Within a day of the FTC approval, the agency was sued by Ryan LLC, a tax services and software provider based in Texas, and, separately, by the US Chamber of Commerce and other business groups.

Wednesday’s order limits the preliminary injunction to just the plaintiff (Ryan LLC) and the plaintiffs-intervenors, which are the US Chamber of Commerce, the Business Roundtable, the Texas Association of Business and the Longview Chamber of Commerce. However, it doesn’t extend to the member companies of those groups. “[T]he Court declines to extend injunctive relief to members of Plaintiff-Intervenors,” the judge wrote.

Even though the court indicates that it believes the FTC lacks the rulemaking authority to issue a noncompete ban, the judge declined to issue a nationwide ban for now, Coleman said.

Part of the reason, according to the order, appears to be that the plaintiffs-intervenors did not sufficiently brief the court on why a ban should be applied more widely.

The FTC estimates that 30 million people — one in five US workers — are bound by a noncompete clause in their current jobs.
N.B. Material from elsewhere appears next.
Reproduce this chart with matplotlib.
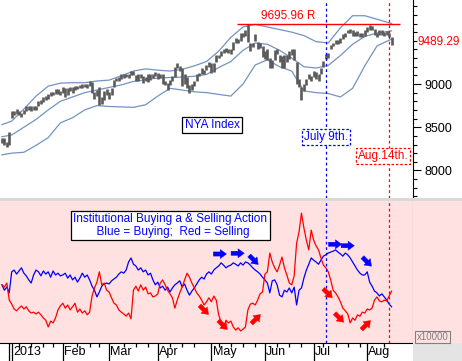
import numpy as np
import pandas as pd
import matplotlib
matplotlib.use('Agg')
import matplotlib.pyplot as plt
from matplotlib.patches import Rectangle
from matplotlib.transforms import offset_copy, blended_transform_factory

plt.rcParams['font.family'] = ['Liberation Sans', 'DejaVu Sans']

# trading days, Dec 26 2012 .. Aug 15 2013
holidays = ['2013-01-01', '2013-01-21', '2013-02-18', '2013-03-29', '2013-05-27', '2013-07-04']
dates = pd.bdate_range('2012-12-26', '2013-08-15')
dates = dates[~dates.isin(pd.to_datetime(holidays))]

nya_high = [8380, 8370, 8330, 8450,
            8690, 8690, 8710, 8690, 8670, 8700, 8745, 8740, 8740, 8750, 8745, 8800, 8810, 8850, 8860, 8880, 8910, 8910, 8940, 8945, 8920,
            8970, 8950, 8950, 8960, 8960, 8980, 8975, 8990, 8995, 9000, 8995, 9030, 9020, 8910, 8930, 8960, 8850, 8920, 8940,
            8910, 8950, 9050, 9070, 9080, 9110, 9115, 9115, 9120, 9155, 9150, 9100, 9110, 9120, 9090, 9080, 9110, 9120, 9115, 9135,
            9130, 9120, 9110, 9040, 9010, 9045, 9090, 9200, 9240, 9210, 9190, 9110, 9080, 8990, 9000, 9040, 9120, 9130, 9180, 9165, 9220, 9250,
            9240, 9240, 9340, 9340, 9380, 9410, 9420, 9410, 9400, 9490, 9530, 9520, 9590, 9590, 9620, 9696, 9470, 9480, 9580, 9490, 9480, 9440,
            9380, 9400, 9300, 9280, 9390, 9410, 9330, 9320, 9330, 9330, 9380, 9410, 9410, 9250, 9060, 8970, 9000, 9060, 9120, 9090,
            9150, 9140, 9120, 9190, 9270, 9350, 9360, 9450, 9480, 9510, 9510, 9530, 9580, 9590, 9630, 9640, 9620, 9600, 9610, 9590, 9590, 9620,
            9660, 9680, 9670, 9640, 9590, 9630, 9620, 9600, 9610, 9590, 9545]
nya_low = [8320, 8300, 8270, 8290,
           8610, 8640, 8650, 8640, 8620, 8655, 8690, 8700, 8690, 8700, 8700, 8740, 8770, 8790, 8820, 8830, 8860, 8870, 8880, 8890, 8870,
           8900, 8850, 8870, 8920, 8900, 8930, 8940, 8950, 8950, 8960, 8950, 8980, 8900, 8830, 8860, 8760, 8770, 8820, 8870,
           8830, 8870, 8960, 9030, 9040, 9060, 9070, 9080, 9070, 9100, 9100, 9040, 9040, 9070, 9010, 9030, 9020, 9050, 9070, 9090,
           9060, 9070, 9000, 8990, 8930, 8990, 9030, 9080, 9190, 9150, 8980, 9000, 8950, 8900, 8930, 8980, 9030, 9090, 9120, 9120, 9160, 9200,
           9130, 9140, 9260, 9300, 9320, 9360, 9370, 9360, 9350, 9390, 9470, 9470, 9500, 9540, 9560, 9490, 9380, 9430, 9500, 9400, 9420, 9310,
           9290, 9280, 9190, 9180, 9280, 9350, 9250, 9190, 9180, 9260, 9290, 9340, 9280, 9000, 8960, 8815, 8920, 8990, 9060, 9030,
           9080, 9060, 9040, 9110, 9200, 9290, 9300, 9410, 9440, 9460, 9460, 9480, 9520, 9540, 9590, 9590, 9560, 9550, 9560, 9540, 9540, 9550,
           9600, 9630, 9620, 9570, 9540, 9570, 9570, 9560, 9570, 9540, 9450]
last_close = 9489.29
resistance = 9695.96

# bollinger bands, read every 5 trading days
band_day = [0, 4, 9, 14, 19, 24, 29, 34, 39, 44, 49, 54, 59, 64, 69, 74, 79, 84, 89, 94, 99,
            104, 109, 114, 119, 124, 129, 134, 139, 144, 149, 154, 160]
band_upper = [8530, 8570, 8710, 8860, 8975, 9010, 9015, 9015, 9035, 9045, 9095, 9150, 9175, 9160, 9150, 9170, 9210,
              9260, 9380, 9540, 9660, 9690, 9660, 9630, 9600, 9560, 9490, 9475, 9650, 9790, 9790, 9750, 9700]
band_mid = [8390, 8410, 8500, 8590, 8700, 8800, 8850, 8900, 8930, 8960, 8990, 9030, 9050, 9070, 9075, 9080, 9090,
            9110, 9190, 9260, 9390, 9475, 9460, 9390, 9300, 9200, 9185, 9215, 9330, 9460, 9550, 9590, 9615]
band_lower = [8180, 8200, 8210, 8290, 8380, 8550, 8610, 8700, 8750, 8740, 8735, 8730, 8760, 8860, 8950, 8930, 8910,
              8900, 8880, 8860, 9000, 9220, 9280, 9200, 9150, 8920, 8900, 8890, 8850, 8950, 9210, 9440, 9520]

buying = [36400, 35200, 35900, 34600,
          39300, 39700, 38800, 39500, 40200, 39000, 38400, 37500, 36800, 38600, 39700, 39300, 38400, 39500, 38800, 39300, 38100, 39500, 38600, 39000, 38400,
          38600, 39000, 37900, 38600, 37500, 38100, 37000, 37900, 39000, 38100, 38600, 37500, 36100, 35200, 33700, 34800, 36100, 36600, 36800,
          36600, 37300, 37700, 38100, 38800, 39300, 39000, 39700, 41500, 42400, 41000, 40600, 39700, 40200, 39300, 39700, 38600, 39000, 37500, 36400,
          37000, 35700, 36100, 35200, 35900, 34800, 35700, 36400, 36800, 37300, 35900, 36600, 35200, 34100, 35000, 35700, 36600, 37500, 38100, 37700, 38800, 39300,
          38800, 39700, 40200, 40600, 41300, 40800, 40200, 40600, 40800, 41300, 41000, 40600, 41300, 40800, 41500, 41300, 40800, 40200, 39700, 39300, 38800, 38100,
          37500, 36800, 34600, 37300, 37500, 36400, 34100, 33700, 35200, 34800, 35700, 34600, 35900, 31900, 35200, 35700, 37900, 39700, 41000, 42400,
          41900, 41500, 41000, 41900, 42800, 43100, 43500, 43700, 43900, 44200, 43700, 43300, 42800, 43500, 43100, 42400, 41500, 40600, 39700, 39000, 38600, 38600,
          39300, 37000, 36100, 35000, 34600, 33900, 34400, 33700, 33000, 32100, 31500]
selling = [36400, 35900, 36800, 33000,
           32100, 31000, 30600, 31200, 31700, 31000, 31500, 30600, 30100, 30300, 29900, 30300, 29700, 29000, 28500, 27000, 28300, 27900, 29000, 30800, 31700,
           32300, 31200, 31900, 30800, 31500, 32300, 30300, 31000, 30100, 30600, 29700, 30300, 33900, 35700, 37000, 39300, 36400, 36800, 35200,
           34800, 33500, 32300, 31900, 30800, 30300, 29900, 29400, 30100, 28800, 35200, 36100, 35000, 36400, 35200, 35900, 34400, 34600, 33700, 33900,
           34400, 36800, 37500, 36400, 35200, 34400, 33500, 31200, 33000, 34600, 35900, 37500, 39000, 38100, 36800, 35700, 34600, 33900, 33000, 31900, 32600, 33500,
           32600, 33900, 33000, 29700, 28100, 26800, 28500, 27900, 28300, 27000, 26300, 26800, 26100, 26500, 27000, 30800, 32100, 32300, 31900, 33000, 34400, 34800,
           38800, 39300, 43500, 41500, 40200, 39300, 40800, 42600, 40200, 38600, 36800, 36400, 38400, 45700, 48200, 52400, 49100, 46400, 44200, 48600,
           46400, 45100, 44200, 42400, 40800, 40200, 39300, 37500, 35200, 34600, 33700, 32600, 31200, 30600, 29900, 27900, 29000, 28500, 29700, 29400, 30300, 30100,
           31000, 30800, 31200, 33000, 33700, 32800, 32600, 33000, 32800, 33900, 35000]

month_labels = ['2013', 'Feb', 'Mar', 'Apr', 'May', 'Jun', 'Jul', 'Aug']

# arrows: (day position, value, direction, colour)
arrows = [(89.5, 43280, 'r', 'blue'), (96.8, 43440, 'r', 'blue'), (136.8, 45450, 'r', 'blue'),
          (142.0, 45130, 'r', 'blue'), (103.4, 41940, 'dr', 'blue'), (149.9, 41560, 'dr', 'blue'),
          (83.0, 30780, 'dr', 'red'), (90.7, 27430, 'dr', 'red'), (133.8, 34510, 'dr', 'red'),
          (138.5, 29060, 'dr', 'red'), (104.3, 28770, 'ur', 'red'), (149.5, 27430, 'ur', 'red')]

pink = '#ffe1e1'
W, H = 462, 361
xpos = np.arange(len(dates))
k_jul9 = int(np.where(dates == pd.Timestamp('2013-07-09'))[0][0])
k_aug14 = int(np.where(dates == pd.Timestamp('2013-08-14'))[0][0])
xlim = (-0.8, 168.8)


def box(x0, y0, x1, y1):
    return [x0 / W, 1 - y1 / H, (x1 - x0) / W, (y1 - y0) / H]


fig = plt.figure(figsize=(W / 100, H / 100), dpi=100)
fig.patches.append(Rectangle((0, 1 - 201 / H), 1, 3 / H, transform=fig.transFigure,
                             fc='#d9d9d9', ec='none', zorder=0))
fig.patches.append(Rectangle((413 / W, 1 - 343 / H), 49 / W, 142 / H, transform=fig.transFigure,
                             fc=pink, ec='none', zorder=0))
fig.patches.append(Rectangle((413 / W, 0), 49 / W, 18 / H, transform=fig.transFigure,
                             fc='#e4e4e4', ec='none', zorder=0))

# ---------------- top panel ----------------
ax1 = fig.add_axes(box(0, 0, 413, 198))
ax1.set_xlim(*xlim)
ax1.set_ylim(7681, 9972)
for s in ['top', 'left']:
    ax1.spines[s].set_visible(False)
ax1.spines['bottom'].set_color('#cccccc')
ax1.spines['right'].set_color('black')
ax1.yaxis.tick_right()
ax1.set_xticks([])
ax1.set_yticks([8000, 8500, 9000])
ax1.set_yticks(np.arange(7700, 10000, 100), minor=True)
ax1.tick_params(axis='y', which='major', length=5.5, width=0.8, labelsize=9, pad=3)
ax1.tick_params(axis='y', which='minor', length=2.8, width=0.8)

ax1.plot(band_day, band_upper, color='#7393c3', lw=0.9)
ax1.plot(band_day, band_mid, color='#7393c3', lw=0.9)
ax1.plot(band_day, band_lower, color='#7393c3', lw=0.9)
ax1.vlines(xpos, nya_low, nya_high, color='#5a5a5a', lw=1.9)

ax1.hlines(resistance, 96.5, 163.5, color='red', lw=1.0)
ax1.annotate('9695.96 R', xy=(117.5, resistance), xytext=(0, 1.0), textcoords='offset points',
             ha='center', va='bottom', color='red', fontsize=8.5)
ax1.text(1.012, last_close, '9489.29', transform=blended_transform_factory(ax1.transAxes, ax1.transData),
         ha='left', va='center', color='red', fontsize=8.5, clip_on=False)

ax1.text(86.3, 8526, 'NYA Index', ha='center', va='center', color='blue', fontsize=8.5,
         bbox=dict(boxstyle='square,pad=0.2', fc='white', ec='black', lw=0.9), zorder=5)
ax1.text(k_jul9, 8387, 'July 9th.', ha='center', va='center', color='blue', fontsize=8.5,
         bbox=dict(boxstyle='square,pad=0.15', fc='white', ec='blue', lw=0.9, ls=(0, (2, 1.5))), zorder=5)
ax1.text(156.5, 8167, 'Aug.14th.', ha='center', va='center', color='red', fontsize=8.5,
         bbox=dict(boxstyle='square,pad=0.15', fc='white', ec='red', lw=0.9, ls=(0, (2, 1.5))), zorder=5)

# ---------------- bottom panel ----------------
ax2 = fig.add_axes(box(0, 201, 413, 343))
ax2.set_facecolor(pink)
ax2.set_xlim(*xlim)
ax2.set_ylim(23416, 55110)
for s in ['top', 'left']:
    ax2.spines[s].set_visible(False)
ax2.spines['right'].set_color('#808080')
ax2.spines['bottom'].set_color('black')
ax2.yaxis.tick_right()
ax2.set_yticks(np.arange(30000, 50001, 5000))
ax2.set_yticks(np.arange(24000, 55001, 1000), minor=True)
ax2.tick_params(axis='y', which='major', length=5, width=0.8, colors='#808080', labelsize=9, pad=3)
ax2.tick_params(axis='y', which='minor', length=2.5, width=0.8, colors='#808080')

month_pos = [3] + [int(np.where(dates.month == m)[0][0]) for m in range(1, 9)]
week_start = [k for k in range(1, len(dates))
              if dates[k].isocalendar()[1] != dates[k - 1].isocalendar()[1]
              and min(abs(k - m) for m in month_pos) > 2]
ax2.set_xticks(month_pos)
ax2.set_xticklabels([])
ax2.set_xticks(week_start, minor=True)
ax2.tick_params(axis='x', which='major', length=13, width=0.9, color='black')
ax2.tick_params(axis='x', which='minor', length=3, width=0.9, color='black')
xlab_tr = blended_transform_factory(ax2.transData, ax2.transAxes)
for m, lab in zip(month_pos[1:], month_labels):
    ax2.text(m + 0.5, -0.066, lab, transform=xlab_tr, ha='left', va='center', fontsize=9, clip_on=False)

ax2.plot(xpos, buying, color='blue', lw=0.9)
ax2.plot(xpos, selling, color='red', lw=0.9)

ax2.text(0.412, 0.827, 'Institutional Buying a & Selling Action\n  Blue = Buying;  Red = Selling',
         transform=ax2.transAxes, ha='center', va='center', color='blue', fontsize=8.5, linespacing=1.1,
         bbox=dict(boxstyle='square,pad=0.2', fc='white', ec='black', lw=0.9), zorder=5)

for k, v, d, c in arrows:
    dx, dy = {'r': (9.5, 0), 'dr': (6.5, -6.5), 'ur': (6.5, 6.5)}[d]
    head = offset_copy(ax2.transData, fig=fig, x=dx / 2, y=dy / 2, units='points')
    tail = offset_copy(ax2.transData, fig=fig, x=-dx / 2, y=-dy / 2, units='points')
    ax2.annotate('', xy=(k, v), xycoords=head, xytext=(k, v), textcoords=tail,
                 arrowprops=dict(arrowstyle='simple,head_length=0.45,head_width=0.65,tail_width=0.3',
                                 fc=c, ec=c, lw=0.3, shrinkA=0, shrinkB=0), zorder=6)

fig.text(432.5 / W, 1 - 337 / H, 'x10000', ha='center', va='center', color='#808080', fontsize=7,
         bbox=dict(boxstyle='square,pad=0.15', fc=pink, ec='#808080', lw=0.8))

# event lines across both panels
for ax in (ax1, ax2):
    ax.axvline(k_jul9, color='blue', lw=0.9, ls=(0, (2.2, 2.2)), zorder=4)
    ax.axvline(k_aug14, color='red', lw=0.9, ls=(0, (2.2, 2.2)), zorder=4)

fig.savefig('out.png', dpi=100)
For most of them, the agency asserts that such a clause restricts them from freely switching jobs, lowers wages, stifles innovation, blocks entrepreneurs from starting new businesses and undermines fair competition.

The US Chamber of Commerce, in a statement, characterized the limited preliminary injunction as a win. “The FTC’s blanket ban on noncompetes is an unlawful power grab that defies the agency’s constitutional and statutory authority and sets a dangerous precedent where the government knows better than the markets. The U.S. Chamber will continue to hold the FTC accountable in court,” said the group’s chief counsel Daryl Joseffer.
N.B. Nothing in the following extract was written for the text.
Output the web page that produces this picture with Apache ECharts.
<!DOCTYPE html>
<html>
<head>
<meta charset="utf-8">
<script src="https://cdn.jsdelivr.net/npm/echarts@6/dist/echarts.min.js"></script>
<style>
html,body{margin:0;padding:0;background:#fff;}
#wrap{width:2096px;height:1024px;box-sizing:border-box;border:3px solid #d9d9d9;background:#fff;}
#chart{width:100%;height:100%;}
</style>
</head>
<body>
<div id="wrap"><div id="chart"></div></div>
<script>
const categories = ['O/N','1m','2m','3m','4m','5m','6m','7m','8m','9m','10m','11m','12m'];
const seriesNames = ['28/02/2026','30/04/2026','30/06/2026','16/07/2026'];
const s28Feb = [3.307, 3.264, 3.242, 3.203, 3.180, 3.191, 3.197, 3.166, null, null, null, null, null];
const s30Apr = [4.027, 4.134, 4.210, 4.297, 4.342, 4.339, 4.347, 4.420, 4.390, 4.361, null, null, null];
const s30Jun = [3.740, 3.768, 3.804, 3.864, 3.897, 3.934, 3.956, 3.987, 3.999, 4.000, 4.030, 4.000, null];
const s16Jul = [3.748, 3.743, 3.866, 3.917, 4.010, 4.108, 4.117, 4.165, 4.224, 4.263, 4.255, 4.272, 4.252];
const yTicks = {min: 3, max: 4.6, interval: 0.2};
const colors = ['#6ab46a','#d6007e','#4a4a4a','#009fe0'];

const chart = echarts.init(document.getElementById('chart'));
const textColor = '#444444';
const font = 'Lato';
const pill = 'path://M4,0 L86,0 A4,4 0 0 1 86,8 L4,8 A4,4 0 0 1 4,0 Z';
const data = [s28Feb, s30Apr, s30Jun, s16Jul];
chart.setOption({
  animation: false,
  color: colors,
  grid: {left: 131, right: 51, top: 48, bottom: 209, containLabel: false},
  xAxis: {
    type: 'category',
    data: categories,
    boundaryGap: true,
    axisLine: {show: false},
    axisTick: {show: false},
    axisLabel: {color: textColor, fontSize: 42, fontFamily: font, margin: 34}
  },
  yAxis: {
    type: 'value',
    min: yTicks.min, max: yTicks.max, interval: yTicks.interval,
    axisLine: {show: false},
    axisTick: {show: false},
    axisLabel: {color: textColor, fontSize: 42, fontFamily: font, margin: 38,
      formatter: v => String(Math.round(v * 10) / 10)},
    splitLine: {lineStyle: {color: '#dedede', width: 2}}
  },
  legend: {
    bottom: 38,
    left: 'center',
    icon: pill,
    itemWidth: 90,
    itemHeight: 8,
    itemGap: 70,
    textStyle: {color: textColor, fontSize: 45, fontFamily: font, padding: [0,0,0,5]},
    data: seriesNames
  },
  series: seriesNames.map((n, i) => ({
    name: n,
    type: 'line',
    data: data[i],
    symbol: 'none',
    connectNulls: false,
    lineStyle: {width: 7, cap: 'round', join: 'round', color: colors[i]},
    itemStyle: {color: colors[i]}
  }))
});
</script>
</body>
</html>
In response to the order, FTC spokesperson Douglas Farrar said, “The FTC stands by our clear authority, supported by statute and precedent, to issue this rule. We will keep fighting to free hardworking Americans from unlawful noncompetes, which reduce innovation, inhibit economic growth, trap workers, and undermine Americans’ economic liberty.”

In the meantime, the court’s order does not preclude the FTC from taking enforcement actions against noncompete agreements on a case-by-case basis.

This article has been updated with additional details and context.